D’où l’importance de maitriser la chronologie des process en provoquant la FML par ensemencement de bactéries comme on le fait avec les levures pour la fermentation alcoolique. « En Champagne, où les vins sont très acides et les températures plutôt froides, on utilise cette technique depuis le milieu des années 80, qui s’est ensuite développée en Allemagne , en Suisse puis en Bourgogne », insiste Francine Vidal.  

Le contrôle de la FML permet également de mieux stabiliser le vin. « Une FML réalisée précocement permet d’éviter certaines altérations du vin et notamment le développement des Bretts» avertit Vincent Gerbaux. Ces levures du genre Brettanomyces qui peuvent se développer avant que la fermentation malolactique ne s’enclenche sont en effet responsables des mauvais gouts d'encre, de cuir, de sueur ou d'écurie.

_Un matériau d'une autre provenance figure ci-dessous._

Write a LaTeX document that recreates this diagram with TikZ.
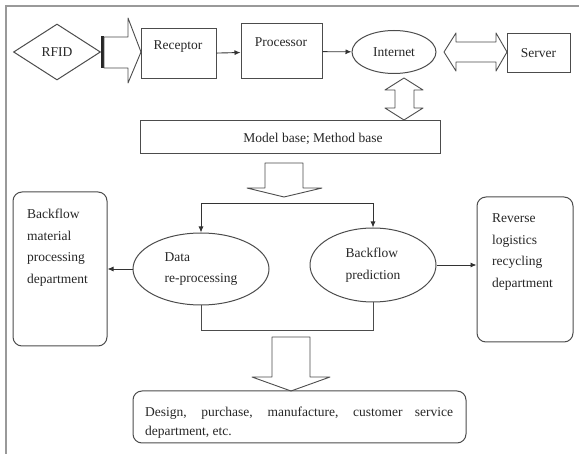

« L’ensemencement avec des bactéries sélectionnées se développe depuis une vingtaine d’années mais c’est une pratique encore méconnue par certains vignerons, affirme Francine Vidal. Elle se pratique de deux façons. D’abord par co-inoculation en ajoutant les bactéries unou deux jours après l’addition  des levures directement sur les moûts. La fermentation alcoolique va rapidement faire disparaitre les sucres évitant ainsi le risque de développement d’acide acétique par les bactéries. Initiée sur les vins blancs notamment en Champagne, la co-inoculation se développe aujourd’hui sur les rouges et concerne environ 30% des vins en France mais 50% en Espagne. Cette pratique fait de moins en moins peur et commence de faire partie des mœurs vinicoles. L’autre méthode est l’inoculation séquentielle : l’ensemencement des bactéries a lieu après la fermentation alcoolique. »

 

L'influence de la FML sur le profil aromatique et organoleptique des vins

 

Inconnue des vignerons  jusqu’au début des années 60, la fermentation malolactique n’a pas encore livré tous ses secrets. « Le métabolisme des bactéries lactiques est complexe et ne se limite pas à la seule dégradation de l’acide malique, assure Francine Vidal.  On s’est notamment aperçu  grâce à nos études que certaines de nos bactéries sélectionnées pouvaient aussi contribuer au profil aromatique du vin en lui apportant des notes plus épicées, fleuries, fruitées en modifiant la perception de son astringence, en lui donnant de la rondeur. » La « malo »modifie le profil organoleptique du vin confirme Vincent Gerbaux. « Elle augmente son gras et lui donne une texture plus soyeuse avec des notes de beurre frais, mais attention elle peut également parfois lui conférer des arômes de yaourt et réduit les arômes primaires de fruits. C’est ce qui explique que certains vignerons souhaitent bloquer cette fermentation sur les blancs (par abaissement de la température ou ajout de dioxyde de soufre, ndlr) afin de conserver au vin fraicheur et vivacité. »  

Le contrôle  de ces notes « lactées » semble s’affiner grâce à la sélection de bactéries  « faiblement productrices » lactées et la pratique de la co-inoculation .

Toutes ces fonctionnalités font que le contrôle de la FML par l’inoculation de bactéries sélectionnées devrait rapidement rejoindre l’ensemencement des mouts en levures au rayon des outils technologiques de la viticulture contemporaine. Avec à la clef une garantie desprofils sensoriels des vins , de qualité et de régularité accrus.